Kim kaldırdı bu mantık dersleriniii!!??
‘İktidar, dünya şartlarını hiç gözetmeden çok yanlış bir dış politika yürütüyor, bu politikaya izin vermezler, başta bölgede hâkimiyeti azalacak ABD ve batı izin vermez.’ Bakın bu da bir argüman -eleştiri- ama aynı zamanda bu eleştiri, bir bakıyorsunuz ‘Türkiye, Ortadoğu’da ABD’nin maşası’ eleştirisi ile birleşiyor. Bu argüman-eleştirideki birbiriyle çelişen bu iki durumun, aynı anda olabileceğini düşünmek belki bireyler için kabul edilebilir bir durumdur.

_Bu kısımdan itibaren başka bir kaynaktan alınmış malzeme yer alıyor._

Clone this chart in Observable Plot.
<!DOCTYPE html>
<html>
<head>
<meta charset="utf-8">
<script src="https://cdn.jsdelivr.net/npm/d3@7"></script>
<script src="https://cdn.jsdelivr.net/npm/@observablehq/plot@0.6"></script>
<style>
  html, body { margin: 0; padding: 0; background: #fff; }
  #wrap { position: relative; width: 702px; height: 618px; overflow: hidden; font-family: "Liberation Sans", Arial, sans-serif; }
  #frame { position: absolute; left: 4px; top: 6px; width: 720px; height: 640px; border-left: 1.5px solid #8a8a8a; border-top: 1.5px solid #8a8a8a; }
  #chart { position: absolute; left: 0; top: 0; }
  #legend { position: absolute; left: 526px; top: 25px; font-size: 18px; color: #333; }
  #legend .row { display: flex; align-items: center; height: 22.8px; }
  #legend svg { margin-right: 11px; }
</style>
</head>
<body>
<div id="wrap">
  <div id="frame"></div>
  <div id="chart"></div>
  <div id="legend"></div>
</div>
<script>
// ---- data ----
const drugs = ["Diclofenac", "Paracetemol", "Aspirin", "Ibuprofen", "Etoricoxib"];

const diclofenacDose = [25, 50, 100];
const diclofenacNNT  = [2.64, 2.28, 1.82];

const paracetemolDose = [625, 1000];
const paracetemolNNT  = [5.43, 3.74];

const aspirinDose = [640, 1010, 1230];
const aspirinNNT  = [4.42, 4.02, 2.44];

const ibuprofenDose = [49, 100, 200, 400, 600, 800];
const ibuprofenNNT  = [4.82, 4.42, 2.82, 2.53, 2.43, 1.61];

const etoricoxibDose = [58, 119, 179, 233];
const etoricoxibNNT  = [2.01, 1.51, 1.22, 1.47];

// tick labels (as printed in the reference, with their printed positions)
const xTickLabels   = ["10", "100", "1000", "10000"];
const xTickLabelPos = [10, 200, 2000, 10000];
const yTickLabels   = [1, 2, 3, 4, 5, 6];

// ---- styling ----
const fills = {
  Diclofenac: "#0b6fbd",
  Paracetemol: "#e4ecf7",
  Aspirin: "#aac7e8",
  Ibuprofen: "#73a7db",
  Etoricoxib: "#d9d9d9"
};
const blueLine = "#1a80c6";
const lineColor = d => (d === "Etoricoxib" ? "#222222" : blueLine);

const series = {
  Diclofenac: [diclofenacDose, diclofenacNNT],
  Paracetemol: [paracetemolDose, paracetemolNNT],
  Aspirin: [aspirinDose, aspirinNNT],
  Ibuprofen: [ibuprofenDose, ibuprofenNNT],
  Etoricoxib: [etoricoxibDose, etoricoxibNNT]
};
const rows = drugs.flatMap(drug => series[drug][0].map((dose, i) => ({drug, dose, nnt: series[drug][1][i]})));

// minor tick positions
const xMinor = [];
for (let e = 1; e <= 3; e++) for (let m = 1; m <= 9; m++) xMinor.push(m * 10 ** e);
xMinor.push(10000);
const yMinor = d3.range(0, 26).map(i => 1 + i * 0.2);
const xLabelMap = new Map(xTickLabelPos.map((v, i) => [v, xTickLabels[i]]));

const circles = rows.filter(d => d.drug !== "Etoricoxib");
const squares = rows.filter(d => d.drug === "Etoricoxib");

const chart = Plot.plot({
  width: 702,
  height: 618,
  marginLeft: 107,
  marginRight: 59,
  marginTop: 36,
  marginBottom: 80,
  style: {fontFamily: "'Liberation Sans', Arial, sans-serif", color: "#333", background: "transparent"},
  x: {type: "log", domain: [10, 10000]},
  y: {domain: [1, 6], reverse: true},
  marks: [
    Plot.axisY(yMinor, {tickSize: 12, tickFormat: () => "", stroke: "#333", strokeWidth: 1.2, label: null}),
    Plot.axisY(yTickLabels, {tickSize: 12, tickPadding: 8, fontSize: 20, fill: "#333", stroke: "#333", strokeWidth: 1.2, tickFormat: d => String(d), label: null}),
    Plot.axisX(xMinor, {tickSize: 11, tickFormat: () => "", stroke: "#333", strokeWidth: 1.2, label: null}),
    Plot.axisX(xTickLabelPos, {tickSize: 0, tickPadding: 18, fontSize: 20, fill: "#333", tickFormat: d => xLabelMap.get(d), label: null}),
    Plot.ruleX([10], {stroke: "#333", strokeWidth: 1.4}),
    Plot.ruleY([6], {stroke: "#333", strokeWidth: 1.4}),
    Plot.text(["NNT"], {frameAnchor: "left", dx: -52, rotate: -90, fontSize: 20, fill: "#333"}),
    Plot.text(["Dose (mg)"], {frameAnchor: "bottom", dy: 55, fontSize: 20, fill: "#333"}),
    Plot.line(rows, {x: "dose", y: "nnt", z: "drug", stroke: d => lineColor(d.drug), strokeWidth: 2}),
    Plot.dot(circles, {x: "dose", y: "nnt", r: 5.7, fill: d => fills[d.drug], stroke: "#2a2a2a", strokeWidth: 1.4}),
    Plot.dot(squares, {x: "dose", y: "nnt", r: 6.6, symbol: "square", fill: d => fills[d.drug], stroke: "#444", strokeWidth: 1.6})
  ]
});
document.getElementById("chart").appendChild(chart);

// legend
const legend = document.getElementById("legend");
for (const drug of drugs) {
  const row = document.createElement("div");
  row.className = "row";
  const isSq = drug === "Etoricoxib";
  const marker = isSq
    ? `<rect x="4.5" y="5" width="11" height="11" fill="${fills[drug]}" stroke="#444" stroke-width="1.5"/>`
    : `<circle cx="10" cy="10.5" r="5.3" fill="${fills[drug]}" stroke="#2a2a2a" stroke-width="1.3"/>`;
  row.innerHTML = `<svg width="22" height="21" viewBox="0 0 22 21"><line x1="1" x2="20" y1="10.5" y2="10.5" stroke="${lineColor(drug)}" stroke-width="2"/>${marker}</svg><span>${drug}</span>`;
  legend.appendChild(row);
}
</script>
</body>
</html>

Ama böyle bir sav, bir toplumda bazı kesimler tarafından geniş bir kabul buluyorsa, bunu ancak eğitim sistemindeki bir bozulmayla anlatabiliriz belki. Örneğin orta öğretimde, 12 Eylül’le birlikte mantık derslerinin kaldırılması belki bu durumu açıklar diye düşüyorum.
Sonuçta savaşa karşılar (!) ama aslında, savaşın çıkmasını, AK Parti iktidarını götürecek yegâne fırsat olarak gördükleri için çok istiyorlar. Türkiye’nin İran, İsrail, Rusya tarafından sopa yiyeceği -bunun aynı anda olabilmesi için inanın her şeyi yaparlar ve bu garip durumun bunun için, aynı anda, olabileceğini de düşünüyorlar- bir konjonktürü, tabii savaşı, delicesine arzu ediyorlar.